You are viewing a plain text version of this content. The canonical link for it is here.
Posted to dev@orc.apache.org by Dain Sundstrom <da...@iq80.com> on 2017/06/06 04:53:08 UTC

Re: "For dictionary encodings the dictionary is sorted"

> On Dec 12, 2016, at 4:48 PM, Dain Sundstrom <da...@iq80.com> wrote:
> On Dec 12, 2016, at 4:36 PM, Owen O'Malley <om...@apache.org> wrote:
>>> I think this should also be documented in the statistics section which
>> also uses UTF-16 BE, which is at least consistent, but still annoying for
>> everything other than Java.
>> 
>> Yes, it should be documented and we should replace it with UTF-8. (Although
>> changes to the serialized form are always painful.)
> 
> I think we can do something similar to the bloom filter code, where we add a StringUtf8Stats object and have a transition period where we can produce both.

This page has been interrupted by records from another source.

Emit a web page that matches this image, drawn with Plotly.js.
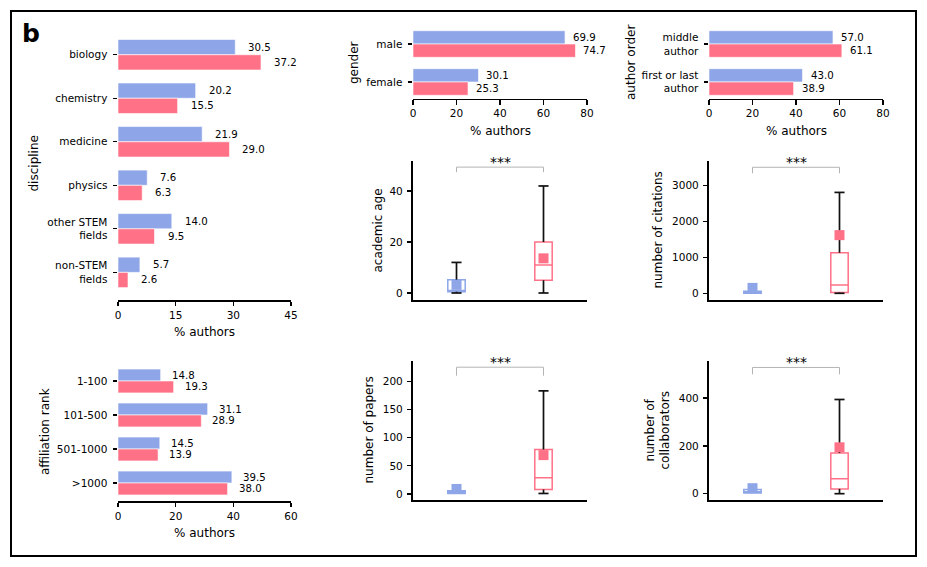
<!DOCTYPE html>
<html>
<head>
<meta charset="utf-8">
<script src="https://cdn.plot.ly/plotly-3.0.1.min.js"></script>
<style>html,body{margin:0;padding:0;background:#fff;}#chart{width:927px;height:567px;}</style>
</head>
<body>
<div id="chart"></div>
<script>
// ---------- data ----------
const disciplines = ['biology', 'chemistry', 'medicine', 'physics', 'other STEM<br>fields', 'non-STEM<br>fields'];
const disciplineBlue = [30.5, 20.2, 21.9, 7.6, 14.0, 5.7];
const disciplineRed  = [37.2, 15.5, 29.0, 6.3, 9.5, 2.6];

const genders = ['male', 'female'];
const genderBlue = [69.9, 30.1];
const genderRed  = [74.7, 25.3];

const authorOrders = ['middle<br>author', 'first or last<br>author'];
const authorBlue = [57.0, 43.0];
const authorRed  = [61.1, 38.9];

const ranks = ['1-100', '101-500', '501-1000', '>1000'];
const rankBlue = [14.8, 31.1, 14.5, 39.5];
const rankRed  = [19.3, 28.9, 13.9, 38.0];

// box statistics: [lower whisker, q1, median, q3, upper whisker, mean]
const ageBlue = [0, 0.5, 1, 5.2, 12, 3.2];
const ageRed  = [0, 5, 11, 20, 42, 13.6];
const citationsBlue = [2, 2, 15, 55, 55, 150];
const citationsRed  = [0, 20, 230, 1130, 2810, 1620];
const papersBlue = [1, 1, 3, 6, 6, 9];
const papersRed  = [1, 8, 29, 79, 183, 69];
const collabBlue = [3, 3, 8, 17, 17, 23];
const collabRed  = [0, 20, 63, 170, 394, 194];

const significance = ['***', '***', '***', '***'];

// ---------- style ----------
const BLUE = '#8ea6e8';
const RED = '#ff7187';
const FONT = 'DejaVu Sans, Liberation Sans, sans-serif';
const W = 927, H = 567;
const px = x => x / W;
const py = y => 1 - y / H;

const traces = [];
const annotations = [];
const shapes = [];
const layout = {
  width: W, height: H,
  margin: {l: 0, r: 0, t: 0, b: 0},
  paper_bgcolor: '#fff', plot_bgcolor: 'rgba(0,0,0,0)',
  showlegend: false, barmode: 'overlay', hovermode: false,
  font: {family: FONT, size: 10.5, color: '#000'},
  annotations: annotations, shapes: shapes
};

function barPanel(n, cats, blue, red, xmax, xticks, dom, labelShift) {
  const xa = 'xaxis' + (n === 1 ? '' : n), ya = 'yaxis' + (n === 1 ? '' : n);
  const xr = 'x' + (n === 1 ? '' : n), yr = 'y' + (n === 1 ? '' : n);
  const idx = cats.map((c, i) => i);
  const m = 0.05 * (cats.length - 1 + 0.7);
  layout[xa] = {
    domain: [px(dom[0]), px(dom[1])], anchor: yr, range: [0, xmax],
    tickvals: xticks, ticks: 'outside', ticklen: 4.5, tickwidth: 1.3, tickcolor: '#000',
    showline: true, linewidth: 1.6, linecolor: '#000', showgrid: false, zeroline: false,
    tickfont: {size: 10.5}
  };
  layout[ya] = {
    domain: [py(dom[3]), py(dom[2])], anchor: xr,
    range: [cats.length - 1 + 0.35 + m, -0.35 - m],
    tickvals: idx, ticktext: cats, ticks: 'outside', ticklen: 4.5, tickwidth: 1.3, tickcolor: '#000',
    ticklabelstandoff: 3,
    showline: false, showgrid: false, zeroline: false, tickfont: {size: 10.5}
  };
  [[blue, BLUE, -0.35, -0.175], [red, RED, 0, 0.175]].forEach(([vals, col, off, dy]) => {
    traces.push({
      type: 'bar', orientation: 'h', xaxis: xr, yaxis: yr,
      x: vals, y: idx, width: 0.35, offset: off,
      marker: {color: col, line: {color: '#fff', width: 0.6}}, hoverinfo: 'skip'
    });
    vals.forEach((v, i) => annotations.push({
      xref: xr, yref: yr, x: v, y: i + dy, text: v.toFixed(1),
      showarrow: false, xanchor: 'left', yanchor: 'middle', xshift: labelShift,
      font: {size: 10.2, family: FONT, color: '#000'}
    }));
  });
}

function boxPanel(n, blue, red, yrange, yticks, dom, bracket, bracketEnd, sig) {
  const xa = 'xaxis' + n, ya = 'yaxis' + n, xr = 'x' + n, yr = 'y' + n;
  layout[xa] = {
    domain: [px(dom[0]), px(dom[1])], anchor: yr, range: [-0.5, 1.5],
    showticklabels: false, ticks: '', showline: true, linewidth: 1.6, linecolor: '#000',
    showgrid: false, zeroline: false
  };
  layout[ya] = {
    domain: [py(dom[3]), py(dom[2])], anchor: xr, range: yrange,
    tickvals: yticks, ticks: 'outside', ticklen: 4.5, tickwidth: 1.3, tickcolor: '#000',
    ticklabelstandoff: 2,
    showline: true, linewidth: 1.6, linecolor: '#000', showgrid: false, zeroline: false,
    tickfont: {size: 10.5}
  };
  const cap = 0.058;
  [[blue, BLUE, 0], [red, RED, 1]].forEach(([s, col, pos]) => {
    traces.push({
      type: 'box', xaxis: xr, yaxis: yr, x: [pos],
      q1: [s[1]], median: [s[2]], q3: [s[3]], lowerfence: [s[1]], upperfence: [s[3]],
      width: 0.2, whiskerwidth: 0, boxpoints: false,
      line: {color: col, width: 1.5}, fillcolor: 'rgba(255,255,255,0)', hoverinfo: 'skip'
    });
    const wx = [], wy = [];
    if (s[4] > s[3]) { wx.push(pos, pos, null, pos - cap, pos + cap, null); wy.push(s[3], s[4], null, s[4], s[4], null); }
    if (s[0] < s[1]) { wx.push(pos, pos, null, pos - cap, pos + cap, null); wy.push(s[1], s[0], null, s[0], s[0], null); }
    if (wx.length) traces.push({
      type: 'scatter', mode: 'lines', xaxis: xr, yaxis: yr, x: wx, y: wy,
      line: {color: '#111', width: 1.7}, hoverinfo: 'skip', connectgaps: false, cliponaxis: false
    });
  });
  [[blue, BLUE, 0], [red, RED, 1]].forEach(([s, col, pos]) => {
    traces.push({
      type: 'scatter', mode: 'markers', xaxis: xr, yaxis: yr, x: [pos], y: [s[5]],
      marker: {symbol: 'square', size: 10, color: col}, hoverinfo: 'skip', cliponaxis: false
    });
  });
  shapes.push({
    type: 'path', xref: xr, yref: yr,
    path: `M0,${bracketEnd} L0,${bracket} L1,${bracket} L1,${bracketEnd}`,
    line: {color: '#b4b4b4', width: 1}
  });
  annotations.push({
    xref: xr, yref: yr, x: 0.5, y: bracket, text: sig, showarrow: false,
    xanchor: 'center', yanchor: 'middle', yshift: 5, font: {size: 14, family: FONT, color: '#000'}
  });
}

barPanel(1, disciplines, disciplineBlue, disciplineRed, 45, [0, 15, 30, 45], [118, 291, 27.1, 300], 11);
barPanel(2, genders, genderBlue, genderRed, 80, [0, 20, 40, 60, 80], [413, 587, 27.5, 98.5], 6);
barPanel(3, authorOrders, authorBlue, authorRed, 80, [0, 20, 40, 60, 80], [709, 883, 27.5, 98.5], 6);
barPanel(4, ranks, rankBlue, rankRed, 60, [0, 20, 40, 60], [118, 291, 362.8, 501.2], 9);

boxPanel(5, ageBlue, ageRed, [-2.75, 51.8], [0, 20, 40], [413, 587, 161, 300], 49.4, 47.4, significance[0]);
boxPanel(6, citationsBlue, citationsRed, [-187, 3685], [0, 1000, 2000, 3000], [709, 883, 161, 300], 3510, 3343, significance[1]);
boxPanel(7, papersBlue, papersRed, [-10.6, 236], [0, 50, 100, 150, 200], [413, 587, 361, 500], 225, 210, significance[2]);
boxPanel(8, collabBlue, collabRed, [-26.4, 555], [0, 200, 400], [709, 883, 361, 500], 528, 499, significance[3]);

// axis titles (placed in pixels)
function title(text, x, y, rot) {
  annotations.push({
    xref: 'paper', yref: 'paper', x: px(x), y: py(y), text: text, showarrow: false,
    xanchor: 'center', yanchor: 'middle', textangle: rot ? -90 : 0,
    font: {size: 12, family: FONT, color: '#000'}
  });
}
title('% authors', 204.5, 332, false);
title('% authors', 500, 131, false);
title('% authors', 796, 131, false);
title('% authors', 204.5, 533, false);
title('discipline', 33, 163.5, true);
title('gender', 354, 63, true);
title('author order', 631, 63, true);
title('affiliation rank', 45, 432, true);
title('academic age', 377, 230.5, true);
title('number of citations', 657, 230.5, true);
title('number of papers', 368, 430.5, true);
title('number of<br>collaborators', 657, 430.5, true);

annotations.push({
  xref: 'paper', yref: 'paper', x: px(19.5), y: py(17), text: '<b>b</b>', showarrow: false,
  xanchor: 'left', yanchor: 'top', font: {size: 25, family: FONT, color: '#000'}
});

shapes.push({
  type: 'rect', xref: 'paper', yref: 'paper', x0: px(11), x1: px(916), y0: py(556), y1: py(11),
  line: {color: '#000', width: 2}, fillcolor: 'rgba(0,0,0,0)', layer: 'below'
});

Plotly.newPlot('chart', traces, layout, {staticPlot: true, displayModeBar: false});
</script>
</body>
</html>
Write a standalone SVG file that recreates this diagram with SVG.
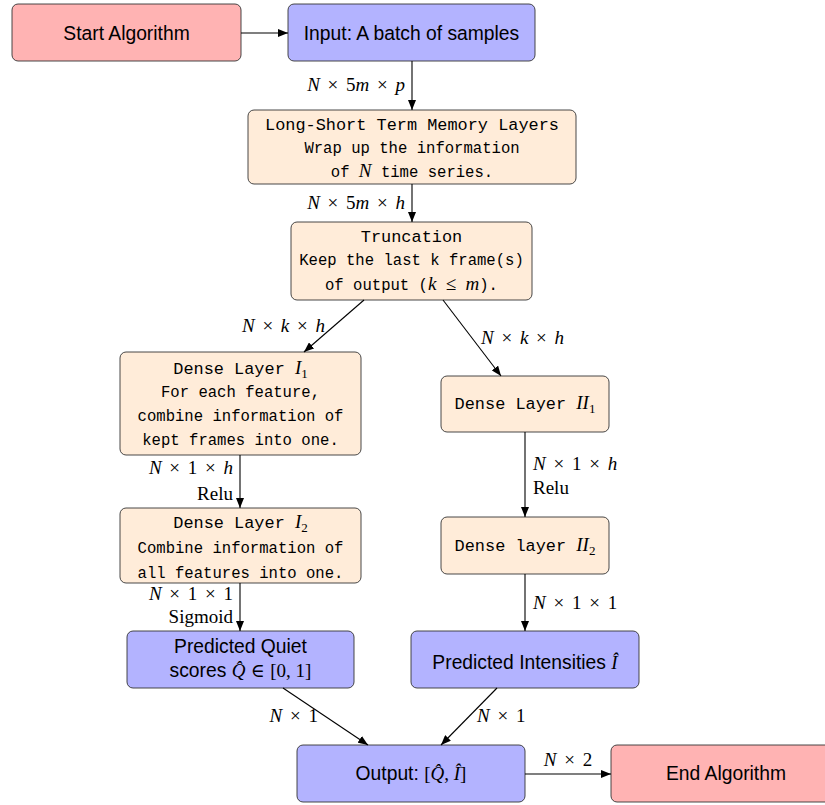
<svg xmlns="http://www.w3.org/2000/svg" width="825" height="805" viewBox="0 0 825 805">
<defs>
<marker id="ah" viewBox="0 0 10 8" refX="10" refY="4" markerWidth="10" markerHeight="8" markerUnits="userSpaceOnUse" orient="auto">
<path d="M0,0 L10,4 L0,8 Z" fill="#000"/>
</marker>
<style>
.red{fill:#ffb3b3;stroke:#333;stroke-width:0.9}
.blue{fill:#b3b3ff;stroke:#333;stroke-width:0.9}
.org{fill:#ffecd9;stroke:#333;stroke-width:0.9}
.sans{font-family:"Liberation Sans","DejaVu Sans",sans-serif;font-size:19.3px;fill:#000;text-anchor:middle}
.mt{font-family:"Liberation Mono","DejaVu Sans Mono",monospace;font-size:16.9px;fill:#000;text-anchor:middle}
.mb{font-family:"Liberation Mono","DejaVu Sans Mono",monospace;font-size:15.6px;fill:#000;text-anchor:middle}
.m{font-family:"Liberation Serif","DejaVu Serif",serif;font-size:19px;fill:#000}
.i{font-style:italic;font-family:"Liberation Serif","DejaVu Serif",serif}
.mf{font-family:"Liberation Serif","DejaVu Serif",serif}
.e{text-anchor:end}
.s{text-anchor:start}
.c{text-anchor:middle}
.sb{font-family:"Liberation Serif","DejaVu Serif",serif;font-size:13px;font-style:normal}
.edge{stroke:#000;stroke-width:1.1;fill:none;marker-end:url(#ah)}
</style>
</defs>
<g id="start"><rect class="red" x="12" y="4" width="229" height="57" rx="6"/><text class="sans" x="126.5" y="40">Start Algorithm</text></g>
<g id="input"><rect class="blue" x="288" y="4" width="247" height="57" rx="6"/><text class="sans" x="411.5" y="40">Input: A batch of samples</text></g>
<g id="lstm"><rect class="org" x="248" y="110" width="328" height="74" rx="6"/>
<text class="mt" x="412" y="130">Long-Short Term Memory Layers</text>
<text class="mb" x="412" y="153">Wrap up the information</text>
<text class="mb" x="412" y="177">of <tspan class="i" font-size="19px">N</tspan> time series.</text></g>
<g id="trunc"><rect class="org" x="291" y="222" width="241" height="78" rx="6"/>
<text class="mt" x="411.5" y="242">Truncation</text>
<text class="mb" x="411.5" y="265">Keep the last k frame(s)</text>
<text class="mb" x="411.5" y="290">of output (<tspan class="i" font-size="19px">k</tspan> <tspan class="mf" font-size="19px">≤</tspan> <tspan class="i" font-size="19px">m</tspan>).</text></g>
<g id="dense1"><rect class="org" x="120" y="352" width="241" height="103" rx="6"/>
<text class="mt" x="240.5" y="374">Dense Layer <tspan class="i" font-size="19px">I</tspan><tspan class="sb" dy="4">1</tspan></text>
<text class="mb" x="240.5" y="397">For each feature,</text>
<text class="mb" x="240.5" y="421">combine information of</text>
<text class="mb" x="240.5" y="445">kept frames into one.</text></g>
<g id="dense2"><rect class="org" x="120" y="508" width="241" height="75" rx="6"/>
<text class="mt" x="240.5" y="528">Dense Layer <tspan class="i" font-size="19px">I</tspan><tspan class="sb" dy="4">2</tspan></text>
<text class="mb" x="240.5" y="553">Combine information of</text>
<text class="mb" x="240.5" y="578">all features into one.</text></g>
<g id="denseII1"><rect class="org" x="441" y="376" width="168" height="56" rx="6"/>
<text class="mt" x="525" y="409">Dense Layer <tspan class="i" font-size="19px">II</tspan><tspan class="sb" dy="4">1</tspan></text></g>
<g id="denseII2"><rect class="org" x="441" y="517" width="168" height="57" rx="6"/>
<text class="mt" x="525" y="551">Dense layer <tspan class="i" font-size="19px">II</tspan><tspan class="sb" dy="4">2</tspan></text></g>
<g id="predQ"><rect class="blue" x="127" y="631" width="227" height="57" rx="6"/>
<text class="sans" x="240.5" y="653">Predicted Quiet</text>
<text class="sans" x="240.5" y="677">scores <tspan class="i" font-size="19px">Q̂</tspan> <tspan class="mf" font-size="19px">∈</tspan> <tspan class="mf" font-size="19px">[0, 1]</tspan></text></g>
<g id="predI"><rect class="blue" x="411" y="631" width="228" height="57" rx="6"/>
<text class="sans" x="525" y="669">Predicted Intensities <tspan class="i" font-size="19px">Î</tspan></text></g>
<g id="output"><rect class="blue" x="297" y="745" width="228" height="57" rx="6"/>
<text class="sans" x="411" y="780">Output: <tspan class="mf" font-size="19px">[<tspan class="i">Q̂</tspan>, <tspan class="i">Î</tspan>]</tspan></text></g>
<g id="end"><rect class="red" x="611" y="745" width="230" height="57" rx="6"/><text class="sans" x="726" y="780">End Algorithm</text></g>
<g id="connectors">
<line class="edge" x1="241" y1="33" x2="288" y2="33"/>
<line class="edge" x1="412" y1="61" x2="412" y2="110"/>
<line class="edge" x1="412" y1="184" x2="412" y2="222"/>
<line class="edge" x1="364" y1="300" x2="304" y2="352"/>
<line class="edge" x1="443" y1="300" x2="501" y2="376"/>
<line class="edge" x1="240" y1="455" x2="240" y2="508"/>
<line class="edge" x1="240" y1="583" x2="240" y2="631"/>
<line class="edge" x1="525" y1="432" x2="525" y2="517"/>
<line class="edge" x1="525" y1="574" x2="525" y2="631"/>
<line class="edge" x1="283" y1="688" x2="368" y2="745"/>
<line class="edge" x1="497" y1="688" x2="441" y2="745"/>
<line class="edge" x1="525" y1="774" x2="611" y2="774"/>
<text class="m e" x="405" y="91"><tspan class="i">N</tspan> <tspan dx="3">×</tspan> <tspan dx="3">5</tspan><tspan class="i">m</tspan> <tspan dx="3">×</tspan> <tspan dx="3" class="i">p</tspan></text>
<text class="m e" x="405" y="209"><tspan class="i">N</tspan> <tspan dx="3">×</tspan> <tspan dx="3">5</tspan><tspan class="i">m</tspan> <tspan dx="3">×</tspan> <tspan dx="3" class="i">h</tspan></text>
<text class="m e" x="325" y="332"><tspan class="i">N</tspan> <tspan dx="3">×</tspan> <tspan dx="3" class="i">k</tspan> <tspan dx="3">×</tspan> <tspan dx="3" class="i">h</tspan></text>
<text class="m s" x="481" y="344"><tspan class="i">N</tspan> <tspan dx="3">×</tspan> <tspan dx="3" class="i">k</tspan> <tspan dx="3">×</tspan> <tspan dx="3" class="i">h</tspan></text>
<text class="m e" x="233" y="474"><tspan class="i">N</tspan> <tspan dx="3">×</tspan> <tspan dx="3">1</tspan> <tspan dx="3">×</tspan> <tspan dx="3" class="i">h</tspan></text>
<text class="m e" x="233" y="500">Relu</text>
<text class="m e" x="233" y="600"><tspan class="i">N</tspan> <tspan dx="3">×</tspan> <tspan dx="3">1</tspan> <tspan dx="3">×</tspan> <tspan dx="3">1</tspan></text>
<text class="m e" x="233" y="623">Sigmoid</text>
<text class="m s" x="533" y="470"><tspan class="i">N</tspan> <tspan dx="3">×</tspan> <tspan dx="3">1</tspan> <tspan dx="3">×</tspan> <tspan dx="3" class="i">h</tspan></text>
<text class="m s" x="533" y="494">Relu</text>
<text class="m s" x="533" y="609"><tspan class="i">N</tspan> <tspan dx="3">×</tspan> <tspan dx="3">1</tspan> <tspan dx="3">×</tspan> <tspan dx="3">1</tspan></text>
<text class="m e" x="318" y="722"><tspan class="i">N</tspan> <tspan dx="3">×</tspan> <tspan dx="3">1</tspan></text>
<text class="m s" x="477" y="722"><tspan class="i">N</tspan> <tspan dx="3">×</tspan> <tspan dx="3">1</tspan></text>
<text class="m c" x="568" y="766"><tspan class="i">N</tspan> <tspan dx="3">×</tspan> <tspan dx="3">2</tspan></text>
</g>
</svg>
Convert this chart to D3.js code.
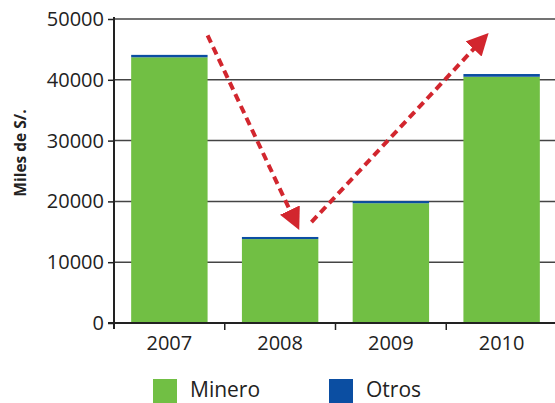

I was looking at the change proto changes to TimestampStatistics, and I think the same thing could work here.  We add:

    optional string minimumUtf8 = 4;
    optional string maximumUtf8 = 5;

and the update the writer write just the UTF-8 version (or both during a transition).

-dain

Re: "For dictionary encodings the dictionary is sorted"

Posted by Dain Sundstrom <da...@iq80.com>.
Sorry, I should have given a full example.  I mean we could change StringStatistics as follows:

message StringStatistics {
  optional string minimum = 1;
  optional string maximum = 2;
  optional sint64 sum = 3;
  optional string minimumUtf8 = 4;
  optional string maximumUtf8 = 5;
}

New writers would fill in both in the transition period, and then just the UTF8 ones.  Then we update readers to the favor the new ones.

We can also make this backwards compatible in the transition period by truncating values to at the first surrogate pair.  This is how we do that in Presto:

public static Slice getMaxSlice(String maximum)
{
    if (maximum == null) {
        return null;
    }

    int index = firstSurrogateCharacter(maximum);
    if (index == -1) {
        return Slices.utf8Slice(maximum);
    }
    // Append 0xFF so that it is larger than maximum
    return concatSlices(Slices.utf8Slice(maximum.substring(0, index)), MAX_BYTE);
}

public static Slice getMinSlice(String minimum)
{
    if (minimum == null) {
        return null;
    }

    int index = firstSurrogateCharacter(minimum);
    if (index == -1) {
        return Slices.utf8Slice(minimum);
    }
    // truncate the string at the first surrogate character
    return Slices.utf8Slice(minimum.substring(0, index));
}

// returns index of first surrogateCharacter in the string -1 if no surrogate character is found
static int firstSurrogateCharacter(String value)
{
    char[] chars = value.toCharArray();
    for (int i = 0; i < chars.length; i++) {
        if (chars[i] >= MIN_SURROGATE) {
            return i;
        }
    }
    return -1;
}

The getMaxSliceCode might need to be adjusted depending on how it it used.  We are using UTF-8 binary so we can use the illegal 0xFF as the stop byte, but if you want to transition back to Java Strings, we would need to be a bit smarter.

-dain

> On Jun 6, 2017, at 3:39 PM, Owen O'Malley <ow...@gmail.com> wrote:
> 
> I'm confused. TimestampStatistics uses integers not strings.
> 
> .. Owen
> 
> On Mon, Jun 5, 2017 at 9:53 PM, Dain Sundstrom <da...@iq80.com> wrote:
> 
>> 
>>> On Dec 12, 2016, at 4:48 PM, Dain Sundstrom <da...@iq80.com> wrote:
>>> On Dec 12, 2016, at 4:36 PM, Owen O'Malley <om...@apache.org> wrote:
>>>>> I think this should also be documented in the statistics section which
>>>> also uses UTF-16 BE, which is at least consistent, but still annoying
>> for
>>>> everything other than Java.
>>>> 
>>>> Yes, it should be documented and we should replace it with UTF-8.
>> (Although
>>>> changes to the serialized form are always painful.)
>>> 
>>> I think we can do something similar to the bloom filter code, where we
>> add a StringUtf8Stats object and have a transition period where we can
>> produce both.
>> 
>> I was looking at the change proto changes to TimestampStatistics, and I
>> think the same thing could work here.  We add:
>> 
>>    optional string minimumUtf8 = 4;
>>    optional string maximumUtf8 = 5;
>> 
>> and the update the writer write just the UTF-8 version (or both during a
>> transition).
>> 
>> -dain


Re: "For dictionary encodings the dictionary is sorted"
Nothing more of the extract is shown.